> **DATASET EXCERPT**:
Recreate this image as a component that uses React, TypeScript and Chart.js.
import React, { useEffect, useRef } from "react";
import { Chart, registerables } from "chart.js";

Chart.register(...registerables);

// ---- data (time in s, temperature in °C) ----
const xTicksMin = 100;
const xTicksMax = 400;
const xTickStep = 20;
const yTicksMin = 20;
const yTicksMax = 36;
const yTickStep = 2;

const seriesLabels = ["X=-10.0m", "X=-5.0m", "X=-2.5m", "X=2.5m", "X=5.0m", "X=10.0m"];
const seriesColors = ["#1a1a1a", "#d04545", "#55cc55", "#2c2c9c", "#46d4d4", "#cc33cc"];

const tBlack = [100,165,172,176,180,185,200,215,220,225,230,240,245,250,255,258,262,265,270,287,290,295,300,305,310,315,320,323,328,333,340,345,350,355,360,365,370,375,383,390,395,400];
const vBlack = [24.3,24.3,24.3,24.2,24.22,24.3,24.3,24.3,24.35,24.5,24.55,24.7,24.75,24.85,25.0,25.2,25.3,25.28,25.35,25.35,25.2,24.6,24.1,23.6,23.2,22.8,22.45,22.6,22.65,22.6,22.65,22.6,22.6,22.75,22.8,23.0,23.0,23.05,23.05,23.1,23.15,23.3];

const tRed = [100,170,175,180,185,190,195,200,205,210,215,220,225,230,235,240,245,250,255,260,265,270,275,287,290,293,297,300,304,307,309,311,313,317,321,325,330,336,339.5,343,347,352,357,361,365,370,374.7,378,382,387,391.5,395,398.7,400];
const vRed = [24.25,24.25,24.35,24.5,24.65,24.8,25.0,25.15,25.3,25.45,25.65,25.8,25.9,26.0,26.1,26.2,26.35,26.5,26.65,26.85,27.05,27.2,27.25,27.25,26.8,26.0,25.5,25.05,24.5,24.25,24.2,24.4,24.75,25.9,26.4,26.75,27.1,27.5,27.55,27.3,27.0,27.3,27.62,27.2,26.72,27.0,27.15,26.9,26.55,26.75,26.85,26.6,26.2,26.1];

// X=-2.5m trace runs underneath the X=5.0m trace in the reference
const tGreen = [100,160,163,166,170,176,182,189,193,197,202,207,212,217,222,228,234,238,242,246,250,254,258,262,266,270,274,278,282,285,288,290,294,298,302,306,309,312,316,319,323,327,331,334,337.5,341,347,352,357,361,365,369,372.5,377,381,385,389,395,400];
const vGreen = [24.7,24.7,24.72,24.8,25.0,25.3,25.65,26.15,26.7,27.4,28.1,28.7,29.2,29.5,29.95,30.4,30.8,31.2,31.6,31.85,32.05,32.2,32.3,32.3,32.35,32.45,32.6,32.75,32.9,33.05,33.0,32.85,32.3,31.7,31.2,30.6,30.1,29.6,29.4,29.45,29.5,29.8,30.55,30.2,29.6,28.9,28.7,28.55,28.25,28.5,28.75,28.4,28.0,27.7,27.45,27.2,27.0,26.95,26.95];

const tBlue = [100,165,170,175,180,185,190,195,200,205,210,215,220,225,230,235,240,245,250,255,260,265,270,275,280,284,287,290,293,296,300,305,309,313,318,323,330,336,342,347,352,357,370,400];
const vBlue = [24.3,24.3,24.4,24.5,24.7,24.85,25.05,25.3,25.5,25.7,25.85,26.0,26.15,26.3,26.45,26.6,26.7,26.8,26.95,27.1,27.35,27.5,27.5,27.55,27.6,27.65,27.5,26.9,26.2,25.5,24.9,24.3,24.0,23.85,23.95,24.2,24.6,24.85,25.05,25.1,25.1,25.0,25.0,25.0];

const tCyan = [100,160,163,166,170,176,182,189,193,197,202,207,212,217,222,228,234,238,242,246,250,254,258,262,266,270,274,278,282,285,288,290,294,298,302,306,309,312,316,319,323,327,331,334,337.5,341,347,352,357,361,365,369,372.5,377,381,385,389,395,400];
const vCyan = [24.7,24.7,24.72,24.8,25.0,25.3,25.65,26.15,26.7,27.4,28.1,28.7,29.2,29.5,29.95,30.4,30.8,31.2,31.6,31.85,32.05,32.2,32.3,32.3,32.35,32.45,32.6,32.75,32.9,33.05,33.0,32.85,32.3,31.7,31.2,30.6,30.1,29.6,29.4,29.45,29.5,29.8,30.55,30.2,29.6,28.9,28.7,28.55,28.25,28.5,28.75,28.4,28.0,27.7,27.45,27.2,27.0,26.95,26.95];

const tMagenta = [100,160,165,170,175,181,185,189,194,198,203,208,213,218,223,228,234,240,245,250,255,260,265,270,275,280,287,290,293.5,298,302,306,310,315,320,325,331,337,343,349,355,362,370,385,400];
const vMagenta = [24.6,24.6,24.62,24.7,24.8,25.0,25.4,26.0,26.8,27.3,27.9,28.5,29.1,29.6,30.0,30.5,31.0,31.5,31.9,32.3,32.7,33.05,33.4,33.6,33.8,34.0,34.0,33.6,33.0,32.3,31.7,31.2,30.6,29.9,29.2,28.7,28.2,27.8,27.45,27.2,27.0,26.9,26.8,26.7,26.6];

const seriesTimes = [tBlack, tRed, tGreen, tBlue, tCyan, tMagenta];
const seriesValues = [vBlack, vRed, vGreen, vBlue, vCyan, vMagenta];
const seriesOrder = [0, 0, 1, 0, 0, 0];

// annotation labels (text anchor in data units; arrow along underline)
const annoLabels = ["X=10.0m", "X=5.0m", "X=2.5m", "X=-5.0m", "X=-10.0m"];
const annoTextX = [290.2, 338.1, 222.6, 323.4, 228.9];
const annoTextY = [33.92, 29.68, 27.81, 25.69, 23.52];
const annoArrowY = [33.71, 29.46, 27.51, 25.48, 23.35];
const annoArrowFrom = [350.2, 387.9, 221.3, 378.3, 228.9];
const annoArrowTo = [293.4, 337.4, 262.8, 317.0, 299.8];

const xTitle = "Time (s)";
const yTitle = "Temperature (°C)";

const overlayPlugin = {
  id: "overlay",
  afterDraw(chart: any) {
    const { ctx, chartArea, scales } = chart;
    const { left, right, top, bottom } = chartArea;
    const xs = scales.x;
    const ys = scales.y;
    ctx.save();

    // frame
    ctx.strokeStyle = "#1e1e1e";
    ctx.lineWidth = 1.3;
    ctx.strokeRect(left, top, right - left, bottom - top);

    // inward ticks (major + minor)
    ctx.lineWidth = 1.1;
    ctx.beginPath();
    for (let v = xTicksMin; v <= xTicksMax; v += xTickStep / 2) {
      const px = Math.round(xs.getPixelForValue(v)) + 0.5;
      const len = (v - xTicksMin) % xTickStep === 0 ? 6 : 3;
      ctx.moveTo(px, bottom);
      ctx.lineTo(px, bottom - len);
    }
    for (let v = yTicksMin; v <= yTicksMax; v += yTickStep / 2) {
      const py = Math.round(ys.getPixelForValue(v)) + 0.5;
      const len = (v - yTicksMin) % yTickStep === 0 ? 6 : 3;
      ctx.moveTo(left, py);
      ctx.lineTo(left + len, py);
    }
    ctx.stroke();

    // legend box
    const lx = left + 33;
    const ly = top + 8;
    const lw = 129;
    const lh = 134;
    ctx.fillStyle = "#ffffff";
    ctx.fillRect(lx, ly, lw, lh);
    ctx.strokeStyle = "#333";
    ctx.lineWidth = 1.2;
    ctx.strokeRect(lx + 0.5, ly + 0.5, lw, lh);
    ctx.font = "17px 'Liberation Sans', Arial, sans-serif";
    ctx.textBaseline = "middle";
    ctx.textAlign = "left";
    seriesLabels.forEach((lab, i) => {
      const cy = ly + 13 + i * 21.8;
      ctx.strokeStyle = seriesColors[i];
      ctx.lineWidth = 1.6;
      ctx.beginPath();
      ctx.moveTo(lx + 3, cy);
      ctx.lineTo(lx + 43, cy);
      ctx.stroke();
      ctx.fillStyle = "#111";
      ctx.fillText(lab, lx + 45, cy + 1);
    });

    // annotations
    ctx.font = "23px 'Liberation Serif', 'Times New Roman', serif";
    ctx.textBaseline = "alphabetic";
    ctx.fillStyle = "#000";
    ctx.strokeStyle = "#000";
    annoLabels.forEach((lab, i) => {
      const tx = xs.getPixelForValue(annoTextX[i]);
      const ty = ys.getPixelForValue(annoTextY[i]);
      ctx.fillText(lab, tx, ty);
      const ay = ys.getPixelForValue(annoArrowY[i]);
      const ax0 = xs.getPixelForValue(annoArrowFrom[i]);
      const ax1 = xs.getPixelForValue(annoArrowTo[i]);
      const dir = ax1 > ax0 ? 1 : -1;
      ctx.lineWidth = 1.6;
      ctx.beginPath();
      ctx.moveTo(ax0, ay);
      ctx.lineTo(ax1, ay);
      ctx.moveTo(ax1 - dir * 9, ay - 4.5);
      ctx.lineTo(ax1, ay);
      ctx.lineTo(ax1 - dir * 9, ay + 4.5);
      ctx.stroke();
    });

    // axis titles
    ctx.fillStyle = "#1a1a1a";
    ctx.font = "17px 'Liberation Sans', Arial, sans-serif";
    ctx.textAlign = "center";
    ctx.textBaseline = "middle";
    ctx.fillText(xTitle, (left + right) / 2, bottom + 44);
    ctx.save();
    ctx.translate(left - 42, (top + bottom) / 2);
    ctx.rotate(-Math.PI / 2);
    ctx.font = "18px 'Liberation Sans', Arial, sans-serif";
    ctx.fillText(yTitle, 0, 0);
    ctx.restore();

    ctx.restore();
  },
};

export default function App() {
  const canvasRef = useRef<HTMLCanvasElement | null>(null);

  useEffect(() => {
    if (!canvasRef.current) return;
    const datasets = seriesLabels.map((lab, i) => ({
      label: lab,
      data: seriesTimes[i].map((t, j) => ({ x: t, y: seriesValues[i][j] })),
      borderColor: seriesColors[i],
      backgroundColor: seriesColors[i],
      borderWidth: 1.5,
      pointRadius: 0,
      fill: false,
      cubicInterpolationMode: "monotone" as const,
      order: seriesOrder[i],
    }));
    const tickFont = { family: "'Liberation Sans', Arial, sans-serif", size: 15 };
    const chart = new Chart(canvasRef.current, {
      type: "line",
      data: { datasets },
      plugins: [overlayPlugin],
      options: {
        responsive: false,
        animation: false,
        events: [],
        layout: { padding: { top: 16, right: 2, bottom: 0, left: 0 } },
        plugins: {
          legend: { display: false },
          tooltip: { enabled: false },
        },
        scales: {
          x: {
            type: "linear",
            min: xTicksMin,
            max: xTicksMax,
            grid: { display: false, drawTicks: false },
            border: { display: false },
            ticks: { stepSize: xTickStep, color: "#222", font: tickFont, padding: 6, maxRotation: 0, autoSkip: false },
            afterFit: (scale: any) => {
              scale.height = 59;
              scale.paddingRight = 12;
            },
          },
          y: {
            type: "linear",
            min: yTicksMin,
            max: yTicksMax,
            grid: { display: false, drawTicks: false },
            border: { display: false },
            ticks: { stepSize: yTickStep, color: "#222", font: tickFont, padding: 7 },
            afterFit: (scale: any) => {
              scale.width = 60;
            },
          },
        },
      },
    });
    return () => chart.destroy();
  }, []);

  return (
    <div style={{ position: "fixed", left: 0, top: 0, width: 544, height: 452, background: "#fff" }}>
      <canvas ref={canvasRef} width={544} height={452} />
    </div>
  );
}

> **GIVEN PROBLEM**: Return the lines above precisely as they appear, beginning at the first line and ending at the line with "Chart.register(...registerables);", and nothing after it.

> **IN RESPONSE**:
Recreate this image as a component that uses React, TypeScript and Chart.js.
import React, { useEffect, useRef } from "react";
import { Chart, registerables } from "chart.js";

Chart.register(...registerables);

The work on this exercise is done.